## DIRECTIONS
Restate the whole listing exactly.

## DATA EXTRACT
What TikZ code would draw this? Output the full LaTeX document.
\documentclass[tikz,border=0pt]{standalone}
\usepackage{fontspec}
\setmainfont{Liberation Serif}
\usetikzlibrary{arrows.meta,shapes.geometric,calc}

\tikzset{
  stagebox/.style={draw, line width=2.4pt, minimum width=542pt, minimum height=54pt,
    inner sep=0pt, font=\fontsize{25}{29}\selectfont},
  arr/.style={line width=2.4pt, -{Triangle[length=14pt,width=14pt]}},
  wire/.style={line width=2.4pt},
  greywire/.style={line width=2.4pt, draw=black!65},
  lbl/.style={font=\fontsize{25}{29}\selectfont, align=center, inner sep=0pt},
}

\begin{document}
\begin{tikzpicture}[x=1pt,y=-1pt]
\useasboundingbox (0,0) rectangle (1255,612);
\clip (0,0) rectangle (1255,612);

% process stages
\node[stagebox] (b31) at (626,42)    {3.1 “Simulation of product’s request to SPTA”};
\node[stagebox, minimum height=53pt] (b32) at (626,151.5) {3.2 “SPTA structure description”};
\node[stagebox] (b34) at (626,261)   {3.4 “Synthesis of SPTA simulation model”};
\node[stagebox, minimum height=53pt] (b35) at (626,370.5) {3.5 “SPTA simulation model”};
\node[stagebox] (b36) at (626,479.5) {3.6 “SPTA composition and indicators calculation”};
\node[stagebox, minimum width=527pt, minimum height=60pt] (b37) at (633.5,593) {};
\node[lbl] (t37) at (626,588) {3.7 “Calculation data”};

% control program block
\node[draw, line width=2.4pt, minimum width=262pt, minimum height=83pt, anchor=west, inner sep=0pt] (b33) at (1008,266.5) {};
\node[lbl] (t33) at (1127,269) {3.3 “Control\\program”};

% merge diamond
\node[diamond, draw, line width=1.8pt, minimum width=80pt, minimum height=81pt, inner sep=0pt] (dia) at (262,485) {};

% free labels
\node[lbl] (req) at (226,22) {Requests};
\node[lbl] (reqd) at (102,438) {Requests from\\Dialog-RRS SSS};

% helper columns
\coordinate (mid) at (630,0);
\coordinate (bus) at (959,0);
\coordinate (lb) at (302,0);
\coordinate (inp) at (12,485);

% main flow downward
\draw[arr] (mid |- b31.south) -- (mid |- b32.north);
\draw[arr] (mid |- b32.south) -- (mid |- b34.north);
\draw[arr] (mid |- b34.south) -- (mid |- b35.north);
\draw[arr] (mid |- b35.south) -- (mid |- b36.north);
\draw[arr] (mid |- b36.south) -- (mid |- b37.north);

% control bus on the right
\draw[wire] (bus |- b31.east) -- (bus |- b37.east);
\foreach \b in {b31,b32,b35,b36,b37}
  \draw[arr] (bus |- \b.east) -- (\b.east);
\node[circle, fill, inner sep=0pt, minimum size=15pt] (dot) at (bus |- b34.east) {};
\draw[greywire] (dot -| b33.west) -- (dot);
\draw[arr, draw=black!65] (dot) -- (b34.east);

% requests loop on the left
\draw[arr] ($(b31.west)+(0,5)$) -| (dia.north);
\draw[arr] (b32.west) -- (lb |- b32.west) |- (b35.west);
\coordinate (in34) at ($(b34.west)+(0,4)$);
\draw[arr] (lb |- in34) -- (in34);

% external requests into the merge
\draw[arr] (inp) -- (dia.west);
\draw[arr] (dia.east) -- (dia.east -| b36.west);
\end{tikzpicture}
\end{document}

## FULL ANSWER
What TikZ code would draw this? Output the full LaTeX document.
\documentclass[tikz,border=0pt]{standalone}
\usepackage{fontspec}
\setmainfont{Liberation Serif}
\usetikzlibrary{arrows.meta,shapes.geometric,calc}

\tikzset{
  stagebox/.style={draw, line width=2.4pt, minimum width=542pt, minimum height=54pt,
    inner sep=0pt, font=\fontsize{25}{29}\selectfont},
  arr/.style={line width=2.4pt, -{Triangle[length=14pt,width=14pt]}},
  wire/.style={line width=2.4pt},
  greywire/.style={line width=2.4pt, draw=black!65},
  lbl/.style={font=\fontsize{25}{29}\selectfont, align=center, inner sep=0pt},
}

\begin{document}
\begin{tikzpicture}[x=1pt,y=-1pt]
\useasboundingbox (0,0) rectangle (1255,612);
\clip (0,0) rectangle (1255,612);

% process stages
\node[stagebox] (b31) at (626,42)    {3.1 “Simulation of product’s request to SPTA”};
\node[stagebox, minimum height=53pt] (b32) at (626,151.5) {3.2 “SPTA structure description”};
\node[stagebox] (b34) at (626,261)   {3.4 “Synthesis of SPTA simulation model”};
\node[stagebox, minimum height=53pt] (b35) at (626,370.5) {3.5 “SPTA simulation model”};
\node[stagebox] (b36) at (626,479.5) {3.6 “SPTA composition and indicators calculation”};
\node[stagebox, minimum width=527pt, minimum height=60pt] (b37) at (633.5,593) {};
\node[lbl] (t37) at (626,588) {3.7 “Calculation data”};

% control program block
\node[draw, line width=2.4pt, minimum width=262pt, minimum height=83pt, anchor=west, inner sep=0pt] (b33) at (1008,266.5) {};
\node[lbl] (t33) at (1127,269) {3.3 “Control\\program”};

% merge diamond
\node[diamond, draw, line width=1.8pt, minimum width=80pt, minimum height=81pt, inner sep=0pt] (dia) at (262,485) {};

% free labels
\node[lbl] (req) at (226,22) {Requests};
\node[lbl] (reqd) at (102,438) {Requests from\\Dialog-RRS SSS};

% helper columns
\coordinate (mid) at (630,0);
\coordinate (bus) at (959,0);
\coordinate (lb) at (302,0);
\coordinate (inp) at (12,485);

% main flow downward
\draw[arr] (mid |- b31.south) -- (mid |- b32.north);
\draw[arr] (mid |- b32.south) -- (mid |- b34.north);
\draw[arr] (mid |- b34.south) -- (mid |- b35.north);
\draw[arr] (mid |- b35.south) -- (mid |- b36.north);
\draw[arr] (mid |- b36.south) -- (mid |- b37.north);

% control bus on the right
\draw[wire] (bus |- b31.east) -- (bus |- b37.east);
\foreach \b in {b31,b32,b35,b36,b37}
  \draw[arr] (bus |- \b.east) -- (\b.east);
\node[circle, fill, inner sep=0pt, minimum size=15pt] (dot) at (bus |- b34.east) {};
\draw[greywire] (dot -| b33.west) -- (dot);
\draw[arr, draw=black!65] (dot) -- (b34.east);

% requests loop on the left
\draw[arr] ($(b31.west)+(0,5)$) -| (dia.north);
\draw[arr] (b32.west) -- (lb |- b32.west) |- (b35.west);
\coordinate (in34) at ($(b34.west)+(0,4)$);
\draw[arr] (lb |- in34) -- (in34);

% external requests into the merge
\draw[arr] (inp) -- (dia.west);
\draw[arr] (dia.east) -- (dia.east -| b36.west);
\end{tikzpicture}
\end{document}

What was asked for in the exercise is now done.